[BEGIN]
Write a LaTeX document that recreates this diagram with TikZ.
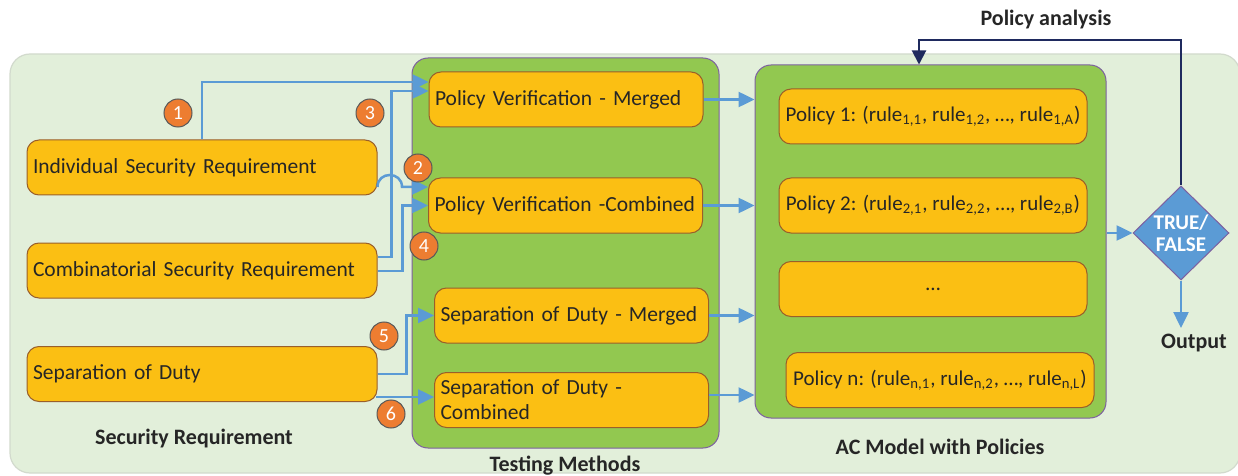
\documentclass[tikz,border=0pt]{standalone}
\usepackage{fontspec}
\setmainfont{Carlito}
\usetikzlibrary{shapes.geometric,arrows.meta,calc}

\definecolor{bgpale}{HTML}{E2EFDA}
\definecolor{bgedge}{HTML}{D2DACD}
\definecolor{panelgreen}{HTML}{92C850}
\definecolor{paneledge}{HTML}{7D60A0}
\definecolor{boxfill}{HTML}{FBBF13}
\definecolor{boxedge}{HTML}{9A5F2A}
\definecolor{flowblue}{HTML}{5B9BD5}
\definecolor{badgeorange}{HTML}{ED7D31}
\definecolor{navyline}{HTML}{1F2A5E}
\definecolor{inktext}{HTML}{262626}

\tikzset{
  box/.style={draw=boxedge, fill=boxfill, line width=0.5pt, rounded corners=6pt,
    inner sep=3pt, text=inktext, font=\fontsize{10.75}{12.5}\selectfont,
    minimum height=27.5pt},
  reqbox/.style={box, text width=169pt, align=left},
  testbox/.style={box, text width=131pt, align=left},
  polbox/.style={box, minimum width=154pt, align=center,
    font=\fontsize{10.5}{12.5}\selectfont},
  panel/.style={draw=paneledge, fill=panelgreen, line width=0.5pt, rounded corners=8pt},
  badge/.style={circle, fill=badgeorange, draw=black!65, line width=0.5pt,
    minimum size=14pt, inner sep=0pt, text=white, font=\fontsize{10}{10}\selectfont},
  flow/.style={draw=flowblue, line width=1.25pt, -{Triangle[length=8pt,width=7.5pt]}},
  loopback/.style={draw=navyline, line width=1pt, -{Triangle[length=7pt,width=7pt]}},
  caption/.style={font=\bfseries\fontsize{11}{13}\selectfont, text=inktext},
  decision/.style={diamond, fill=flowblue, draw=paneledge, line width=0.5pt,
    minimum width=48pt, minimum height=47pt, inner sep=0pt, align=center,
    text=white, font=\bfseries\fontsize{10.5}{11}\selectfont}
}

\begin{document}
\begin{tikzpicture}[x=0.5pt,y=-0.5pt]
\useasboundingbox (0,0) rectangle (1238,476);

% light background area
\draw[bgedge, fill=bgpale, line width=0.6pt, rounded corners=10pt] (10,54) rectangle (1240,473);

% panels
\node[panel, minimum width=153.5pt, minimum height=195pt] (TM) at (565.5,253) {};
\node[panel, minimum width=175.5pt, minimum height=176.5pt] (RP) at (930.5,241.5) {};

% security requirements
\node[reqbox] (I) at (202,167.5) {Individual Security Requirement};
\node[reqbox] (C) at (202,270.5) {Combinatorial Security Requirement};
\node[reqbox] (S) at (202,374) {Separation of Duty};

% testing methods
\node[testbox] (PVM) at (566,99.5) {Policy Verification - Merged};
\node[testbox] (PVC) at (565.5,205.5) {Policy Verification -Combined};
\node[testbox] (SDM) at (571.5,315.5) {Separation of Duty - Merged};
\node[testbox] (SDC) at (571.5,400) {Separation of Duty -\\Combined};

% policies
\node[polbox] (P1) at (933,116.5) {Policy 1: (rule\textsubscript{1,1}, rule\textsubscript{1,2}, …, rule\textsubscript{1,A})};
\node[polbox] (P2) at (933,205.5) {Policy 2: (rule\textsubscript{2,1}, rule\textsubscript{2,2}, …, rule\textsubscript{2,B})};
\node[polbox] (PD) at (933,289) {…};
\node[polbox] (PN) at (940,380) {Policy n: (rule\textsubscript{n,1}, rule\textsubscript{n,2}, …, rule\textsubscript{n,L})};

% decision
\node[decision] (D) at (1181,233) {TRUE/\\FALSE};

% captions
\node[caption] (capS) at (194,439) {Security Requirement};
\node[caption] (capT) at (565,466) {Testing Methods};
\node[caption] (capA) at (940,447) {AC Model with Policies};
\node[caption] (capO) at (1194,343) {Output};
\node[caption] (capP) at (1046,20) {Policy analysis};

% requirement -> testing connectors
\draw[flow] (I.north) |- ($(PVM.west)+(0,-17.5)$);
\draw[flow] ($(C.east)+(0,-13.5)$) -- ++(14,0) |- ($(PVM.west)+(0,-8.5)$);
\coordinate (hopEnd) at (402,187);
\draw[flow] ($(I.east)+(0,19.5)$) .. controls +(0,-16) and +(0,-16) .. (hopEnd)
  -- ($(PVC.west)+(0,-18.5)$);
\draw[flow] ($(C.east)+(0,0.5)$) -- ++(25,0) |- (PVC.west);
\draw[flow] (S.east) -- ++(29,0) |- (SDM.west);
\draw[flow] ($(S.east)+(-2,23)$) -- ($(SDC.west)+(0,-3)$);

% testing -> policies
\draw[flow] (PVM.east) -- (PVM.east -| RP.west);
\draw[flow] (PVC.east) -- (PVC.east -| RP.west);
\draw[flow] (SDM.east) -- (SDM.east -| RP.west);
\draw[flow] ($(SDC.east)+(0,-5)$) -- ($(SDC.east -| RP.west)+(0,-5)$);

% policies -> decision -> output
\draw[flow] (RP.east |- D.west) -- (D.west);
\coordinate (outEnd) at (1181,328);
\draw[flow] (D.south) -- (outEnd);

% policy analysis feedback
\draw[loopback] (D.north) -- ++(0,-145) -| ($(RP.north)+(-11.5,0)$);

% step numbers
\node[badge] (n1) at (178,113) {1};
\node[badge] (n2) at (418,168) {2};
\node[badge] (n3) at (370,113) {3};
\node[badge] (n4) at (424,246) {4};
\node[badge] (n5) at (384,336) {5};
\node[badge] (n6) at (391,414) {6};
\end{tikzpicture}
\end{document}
[END]
◆ Work to do ◆
Please write out all of the material above without changing a word, and omit any pictures.

◆ Response ◆
Write a LaTeX document that recreates this diagram with TikZ.
\documentclass[tikz,border=0pt]{standalone}
\usepackage{fontspec}
\setmainfont{Carlito}
\usetikzlibrary{shapes.geometric,arrows.meta,calc}

\definecolor{bgpale}{HTML}{E2EFDA}
\definecolor{bgedge}{HTML}{D2DACD}
\definecolor{panelgreen}{HTML}{92C850}
\definecolor{paneledge}{HTML}{7D60A0}
\definecolor{boxfill}{HTML}{FBBF13}
\definecolor{boxedge}{HTML}{9A5F2A}
\definecolor{flowblue}{HTML}{5B9BD5}
\definecolor{badgeorange}{HTML}{ED7D31}
\definecolor{navyline}{HTML}{1F2A5E}
\definecolor{inktext}{HTML}{262626}

\tikzset{
  box/.style={draw=boxedge, fill=boxfill, line width=0.5pt, rounded corners=6pt,
    inner sep=3pt, text=inktext, font=\fontsize{10.75}{12.5}\selectfont,
    minimum height=27.5pt},
  reqbox/.style={box, text width=169pt, align=left},
  testbox/.style={box, text width=131pt, align=left},
  polbox/.style={box, minimum width=154pt, align=center,
    font=\fontsize{10.5}{12.5}\selectfont},
  panel/.style={draw=paneledge, fill=panelgreen, line width=0.5pt, rounded corners=8pt},
  badge/.style={circle, fill=badgeorange, draw=black!65, line width=0.5pt,
    minimum size=14pt, inner sep=0pt, text=white, font=\fontsize{10}{10}\selectfont},
  flow/.style={draw=flowblue, line width=1.25pt, -{Triangle[length=8pt,width=7.5pt]}},
  loopback/.style={draw=navyline, line width=1pt, -{Triangle[length=7pt,width=7pt]}},
  caption/.style={font=\bfseries\fontsize{11}{13}\selectfont, text=inktext},
  decision/.style={diamond, fill=flowblue, draw=paneledge, line width=0.5pt,
    minimum width=48pt, minimum height=47pt, inner sep=0pt, align=center,
    text=white, font=\bfseries\fontsize{10.5}{11}\selectfont}
}

\begin{document}
\begin{tikzpicture}[x=0.5pt,y=-0.5pt]
\useasboundingbox (0,0) rectangle (1238,476);

% light background area
\draw[bgedge, fill=bgpale, line width=0.6pt, rounded corners=10pt] (10,54) rectangle (1240,473);

% panels
\node[panel, minimum width=153.5pt, minimum height=195pt] (TM) at (565.5,253) {};
\node[panel, minimum width=175.5pt, minimum height=176.5pt] (RP) at (930.5,241.5) {};

% security requirements
\node[reqbox] (I) at (202,167.5) {Individual Security Requirement};
\node[reqbox] (C) at (202,270.5) {Combinatorial Security Requirement};
\node[reqbox] (S) at (202,374) {Separation of Duty};

% testing methods
\node[testbox] (PVM) at (566,99.5) {Policy Verification - Merged};
\node[testbox] (PVC) at (565.5,205.5) {Policy Verification -Combined};
\node[testbox] (SDM) at (571.5,315.5) {Separation of Duty - Merged};
\node[testbox] (SDC) at (571.5,400) {Separation of Duty -\\Combined};

% policies
\node[polbox] (P1) at (933,116.5) {Policy 1: (rule\textsubscript{1,1}, rule\textsubscript{1,2}, …, rule\textsubscript{1,A})};
\node[polbox] (P2) at (933,205.5) {Policy 2: (rule\textsubscript{2,1}, rule\textsubscript{2,2}, …, rule\textsubscript{2,B})};
\node[polbox] (PD) at (933,289) {…};
\node[polbox] (PN) at (940,380) {Policy n: (rule\textsubscript{n,1}, rule\textsubscript{n,2}, …, rule\textsubscript{n,L})};

% decision
\node[decision] (D) at (1181,233) {TRUE/\\FALSE};

% captions
\node[caption] (capS) at (194,439) {Security Requirement};
\node[caption] (capT) at (565,466) {Testing Methods};
\node[caption] (capA) at (940,447) {AC Model with Policies};
\node[caption] (capO) at (1194,343) {Output};
\node[caption] (capP) at (1046,20) {Policy analysis};

% requirement -> testing connectors
\draw[flow] (I.north) |- ($(PVM.west)+(0,-17.5)$);
\draw[flow] ($(C.east)+(0,-13.5)$) -- ++(14,0) |- ($(PVM.west)+(0,-8.5)$);
\coordinate (hopEnd) at (402,187);
\draw[flow] ($(I.east)+(0,19.5)$) .. controls +(0,-16) and +(0,-16) .. (hopEnd)
  -- ($(PVC.west)+(0,-18.5)$);
\draw[flow] ($(C.east)+(0,0.5)$) -- ++(25,0) |- (PVC.west);
\draw[flow] (S.east) -- ++(29,0) |- (SDM.west);
\draw[flow] ($(S.east)+(-2,23)$) -- ($(SDC.west)+(0,-3)$);

% testing -> policies
\draw[flow] (PVM.east) -- (PVM.east -| RP.west);
\draw[flow] (PVC.east) -- (PVC.east -| RP.west);
\draw[flow] (SDM.east) -- (SDM.east -| RP.west);
\draw[flow] ($(SDC.east)+(0,-5)$) -- ($(SDC.east -| RP.west)+(0,-5)$);

% policies -> decision -> output
\draw[flow] (RP.east |- D.west) -- (D.west);
\coordinate (outEnd) at (1181,328);
\draw[flow] (D.south) -- (outEnd);

% policy analysis feedback
\draw[loopback] (D.north) -- ++(0,-145) -| ($(RP.north)+(-11.5,0)$);

% step numbers
\node[badge] (n1) at (178,113) {1};
\node[badge] (n2) at (418,168) {2};
\node[badge] (n3) at (370,113) {3};
\node[badge] (n4) at (424,246) {4};
\node[badge] (n5) at (384,336) {5};
\node[badge] (n6) at (391,414) {6};
\end{tikzpicture}
\end{document}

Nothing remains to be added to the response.